'Time for us to tell our story': Controversial Church of Scientology announces its TV network launch

'Time for us to tell our story': Controversial Church of Scientology announces its TV network launch

In posts shared on Twitter, the Scientology Network informed followers about their presence on social media platforms like Instagram and an official Youtube channel.

For the longest time, the Church of Scientology has been at the receiving end of outspoken criticism from famous ex-members of the faith. But looks like, the controversial Church is finally opening up with their side of the story as they prepare to launch their first ever television network. 

According to a post shared by the institute's official Twitter account, the Scientology Network, as the channel will be known as, will go live on Monday (12 March) at 8 pm EST.

 Church Of Scientology (Source: Getty Images)
 Church Of Scientology (Source: Getty Images)

In addition, the network's programming will also be available on DirecTV, Apple TV, Roku, Fire TV, iTunes, Google Play, Chromecast and the official website Scientology.tv, claimed reports

"Hello World, and greetings from Scientology Media Productions in Hollywood, CA! It's TIME for us to tell our story," the Church headed by David Miscavige, shared via a Twitter account dedicated to the network. "Welcome to the Scientology Network countdown to launch!"

In the subsequent posts, the Scientology Network further informed followers about their presence on social media platforms like Instagram and an official Youtube channel. 


The announcement comes months after the critical success garnered by shows like A&E's Scientology and the Aftermath, which had ex-Scientologist Leah Remini spearheading some of the brutally candid interviews. In the episodes, not only did 47-year-old Remini open up about her personal experience while with the Church but also talked to fellow former Scientologists about their alleged charges of exploitation and harassment against the institute.

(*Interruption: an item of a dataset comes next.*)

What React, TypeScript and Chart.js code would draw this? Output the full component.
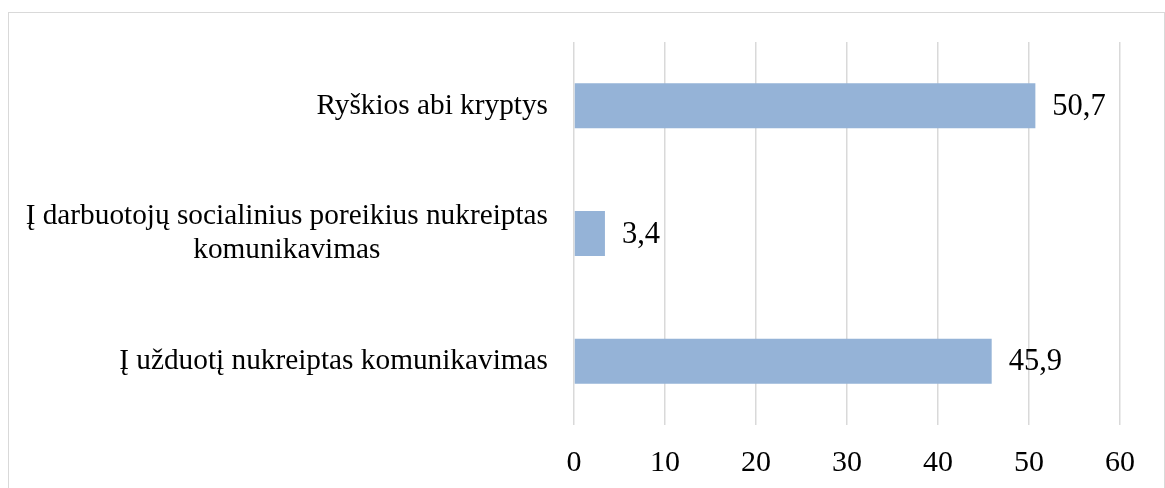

However, time and again, the Church has continued to refute the allegation, instead accusing Remini and the network of "spreading salacious lies". 

"Nothing about A&E’s Leah Remini “docuseries” is honest. The singular goal of the program is to make money and boost ratings by spreading salacious lies to promote A&E’s ugly brand of religious intolerance, bigotry and hatred," the Church had explained in a statement to USA Today

Explaining their stand, the Church further stated: "Sadly, as everyone knows from a number of recent tragic events, including those over the weekend in Virginia, we live in a volatile time of accelerated hate, bigotry and intolerance. A&E’s airing of salacious, unvetted falsehoods about the Church is reckless and irresponsible. The incendiary hate and bigotry they are fostering has no place in a tolerant America."

Other than Remini's Emmy-winning docuseries, the much-talked-about Church and its practices has also been discussed in detail in Alex Gibey’s HBO documentary 'Going Clear: Scientology and the Prison of Belief' that released in 2015. Incidentally, the documentary is based on a 2013 book by Lawrence Wright. 

Now with an imminent network launch, though, the Church of Scientology that boasts followers like Hollywood top gun Tom Cruise, appears to be all set to address their "story". The first catalog of original series on the Scientology Network app, as listed on the iTunes app store, includes shows like Meet A Scientologist, Voices for Humanity, and L. Ron Hubbard: In His Own Voice.

And a teaser for the Scientology Network's launch only further emphasizes their idea: "The only thing more interesting than what you've heard is what you haven't."